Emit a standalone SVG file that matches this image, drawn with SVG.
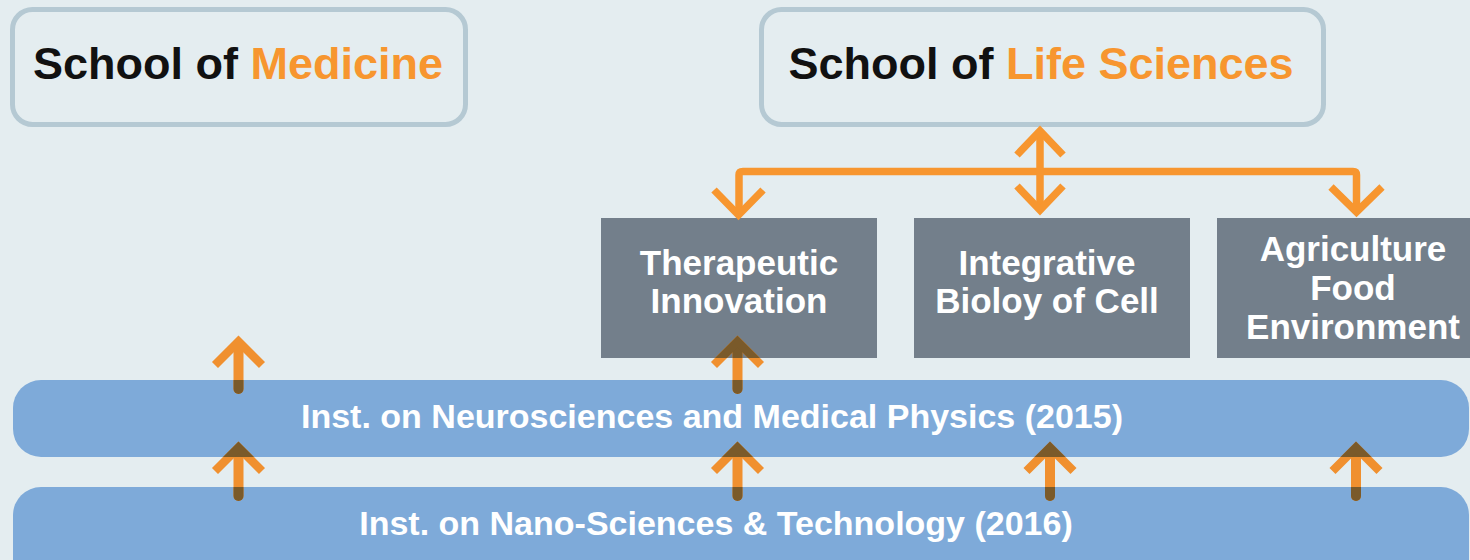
<svg xmlns="http://www.w3.org/2000/svg" width="1470" height="560" viewBox="0 0 1470 560">
<style>
.bg{fill:#e4edf0}
.school{fill:#e4edf0;stroke:#b5c9d3;stroke-width:5}
.st{font-family:"Liberation Sans",Arial,sans-serif;font-weight:bold;font-size:45px;fill:#111111;text-anchor:middle}
.or{fill:#f7962f}
.gbox{fill:#737f8b}
.gt{font-family:"Liberation Sans",Arial,sans-serif;font-weight:bold;font-size:35px;fill:#ffffff;text-anchor:middle}
.bar{fill:#7eaad9}
.bt{font-family:"Liberation Sans",Arial,sans-serif;font-weight:bold;font-size:34px;fill:#ffffff;text-anchor:middle}
.conn{fill:none;stroke:#f7962f;stroke-width:7.5;stroke-linejoin:miter;stroke-linecap:butt}
.sh{fill:none;stroke-width:10;stroke-linecap:round}
.hd{fill:none;stroke-width:8.5;stroke-linecap:butt;stroke-linejoin:miter}
.upo{stroke:#f0902f;fill:none}
.upd{stroke:#7a5a2a;fill:none}
</style>
<defs>
<clipPath id="overlap">
<rect x="13" y="380" width="1456" height="77" rx="28"/>
<rect x="13" y="487" width="1456" height="110" rx="28"/>
<rect x="601" y="218" width="276" height="140"/>
</clipPath>
<g id="arrows">
<path class="sh" d="M238.5,389 V345"/><path class="hd" d="M215,365 L238.5,341.5 L262,365"/>
<path class="sh" d="M238.5,496 V452"/><path class="hd" d="M215,471 L238.5,447.5 L262,471"/>
<path class="sh" d="M737.5,389 V345"/><path class="hd" d="M714,365 L737.5,341.5 L761,365"/>
<path class="sh" d="M737.5,496 V452"/><path class="hd" d="M714,471 L737.5,447.5 L761,471"/>
<path class="sh" d="M1050,496 V452"/><path class="hd" d="M1026.5,471 L1050,447.5 L1073.5,471"/>
<path class="sh" d="M1356,496 V452"/><path class="hd" d="M1332.5,471 L1356,447.5 L1379.5,471"/>
</g>
</defs>
<rect class="bg" x="0" y="0" width="1470" height="560"/>

<g id="medicine">
<rect class="school" x="12.5" y="9.5" width="453" height="115" rx="20"/>
<text class="st" x="238" y="79">School of <tspan class="or">Medicine</tspan></text>
</g>
<g id="lifesciences">
<rect class="school" x="761.5" y="9.5" width="562" height="115" rx="20"/>
<text class="st" x="1041" y="79">School of <tspan class="or">Life Sciences</tspan></text>
</g>

<g id="neuro">
<rect class="bar" x="13" y="380" width="1456" height="77" rx="28"/>
</g>
<g id="nano">
<rect class="bar" x="13" y="487" width="1456" height="110" rx="28"/>
</g>

<g id="therapeutic">
<rect class="gbox" x="601" y="218" width="276" height="140"/>
<text class="gt" x="739" y="275">Therapeutic</text>
<text class="gt" x="739" y="313">Innovation</text>
</g>
<g id="integrative">
<rect class="gbox" x="914" y="218" width="276" height="140"/>
<text class="gt" x="1047" y="275">Integrative</text>
<text class="gt" x="1047" y="313">Bioloy of Cell</text>
</g>
<g id="agriculture">
<rect class="gbox" x="1217" y="218" width="253" height="140"/>
<text class="gt" x="1353" y="261">Agriculture</text>
<text class="gt" x="1353" y="300">Food</text>
<text class="gt" x="1353" y="339">Environment</text>
</g>

<g id="connectors">
<path class="conn" d="M739,213 V175 Q739,171.5 743,171.5 H1353 Q1356.5,171.5 1356.5,175 V211"/>
<path class="conn" d="M1040,131 V207"/>
<path class="conn" d="M1017,155 L1040,131 L1063,155"/>
<path class="conn" d="M1017,186 L1040,210 L1063,186"/>
<path class="conn" d="M714,190 L738.5,215 L763,190"/>
<path class="conn" d="M1331,187 L1356.5,212 L1382,187"/>
<use class="upo" href="#arrows"/>
<use class="upd" href="#arrows" clip-path="url(#overlap)"/>
</g>

<text class="bt" x="712" y="428">Inst. on Neurosciences and Medical Physics (2015)</text>
<text class="bt" x="716" y="535">Inst. on Nano-Sciences &amp; Technology (2016)</text>
</svg>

########################################

_Exercise task:_ Transcribe all the lines above exactly, apart from the pictures.

_Expected answer:_
Emit a standalone SVG file that matches this image, drawn with SVG.
<svg xmlns="http://www.w3.org/2000/svg" width="1470" height="560" viewBox="0 0 1470 560">
<style>
.bg{fill:#e4edf0}
.school{fill:#e4edf0;stroke:#b5c9d3;stroke-width:5}
.st{font-family:"Liberation Sans",Arial,sans-serif;font-weight:bold;font-size:45px;fill:#111111;text-anchor:middle}
.or{fill:#f7962f}
.gbox{fill:#737f8b}
.gt{font-family:"Liberation Sans",Arial,sans-serif;font-weight:bold;font-size:35px;fill:#ffffff;text-anchor:middle}
.bar{fill:#7eaad9}
.bt{font-family:"Liberation Sans",Arial,sans-serif;font-weight:bold;font-size:34px;fill:#ffffff;text-anchor:middle}
.conn{fill:none;stroke:#f7962f;stroke-width:7.5;stroke-linejoin:miter;stroke-linecap:butt}
.sh{fill:none;stroke-width:10;stroke-linecap:round}
.hd{fill:none;stroke-width:8.5;stroke-linecap:butt;stroke-linejoin:miter}
.upo{stroke:#f0902f;fill:none}
.upd{stroke:#7a5a2a;fill:none}
</style>
<defs>
<clipPath id="overlap">
<rect x="13" y="380" width="1456" height="77" rx="28"/>
<rect x="13" y="487" width="1456" height="110" rx="28"/>
<rect x="601" y="218" width="276" height="140"/>
</clipPath>
<g id="arrows">
<path class="sh" d="M238.5,389 V345"/><path class="hd" d="M215,365 L238.5,341.5 L262,365"/>
<path class="sh" d="M238.5,496 V452"/><path class="hd" d="M215,471 L238.5,447.5 L262,471"/>
<path class="sh" d="M737.5,389 V345"/><path class="hd" d="M714,365 L737.5,341.5 L761,365"/>
<path class="sh" d="M737.5,496 V452"/><path class="hd" d="M714,471 L737.5,447.5 L761,471"/>
<path class="sh" d="M1050,496 V452"/><path class="hd" d="M1026.5,471 L1050,447.5 L1073.5,471"/>
<path class="sh" d="M1356,496 V452"/><path class="hd" d="M1332.5,471 L1356,447.5 L1379.5,471"/>
</g>
</defs>
<rect class="bg" x="0" y="0" width="1470" height="560"/>

<g id="medicine">
<rect class="school" x="12.5" y="9.5" width="453" height="115" rx="20"/>
<text class="st" x="238" y="79">School of <tspan class="or">Medicine</tspan></text>
</g>
<g id="lifesciences">
<rect class="school" x="761.5" y="9.5" width="562" height="115" rx="20"/>
<text class="st" x="1041" y="79">School of <tspan class="or">Life Sciences</tspan></text>
</g>

<g id="neuro">
<rect class="bar" x="13" y="380" width="1456" height="77" rx="28"/>
</g>
<g id="nano">
<rect class="bar" x="13" y="487" width="1456" height="110" rx="28"/>
</g>

<g id="therapeutic">
<rect class="gbox" x="601" y="218" width="276" height="140"/>
<text class="gt" x="739" y="275">Therapeutic</text>
<text class="gt" x="739" y="313">Innovation</text>
</g>
<g id="integrative">
<rect class="gbox" x="914" y="218" width="276" height="140"/>
<text class="gt" x="1047" y="275">Integrative</text>
<text class="gt" x="1047" y="313">Bioloy of Cell</text>
</g>
<g id="agriculture">
<rect class="gbox" x="1217" y="218" width="253" height="140"/>
<text class="gt" x="1353" y="261">Agriculture</text>
<text class="gt" x="1353" y="300">Food</text>
<text class="gt" x="1353" y="339">Environment</text>
</g>

<g id="connectors">
<path class="conn" d="M739,213 V175 Q739,171.5 743,171.5 H1353 Q1356.5,171.5 1356.5,175 V211"/>
<path class="conn" d="M1040,131 V207"/>
<path class="conn" d="M1017,155 L1040,131 L1063,155"/>
<path class="conn" d="M1017,186 L1040,210 L1063,186"/>
<path class="conn" d="M714,190 L738.5,215 L763,190"/>
<path class="conn" d="M1331,187 L1356.5,212 L1382,187"/>
<use class="upo" href="#arrows"/>
<use class="upd" href="#arrows" clip-path="url(#overlap)"/>
</g>

<text class="bt" x="712" y="428">Inst. on Neurosciences and Medical Physics (2015)</text>
<text class="bt" x="716" y="535">Inst. on Nano-Sciences &amp; Technology (2016)</text>
</svg>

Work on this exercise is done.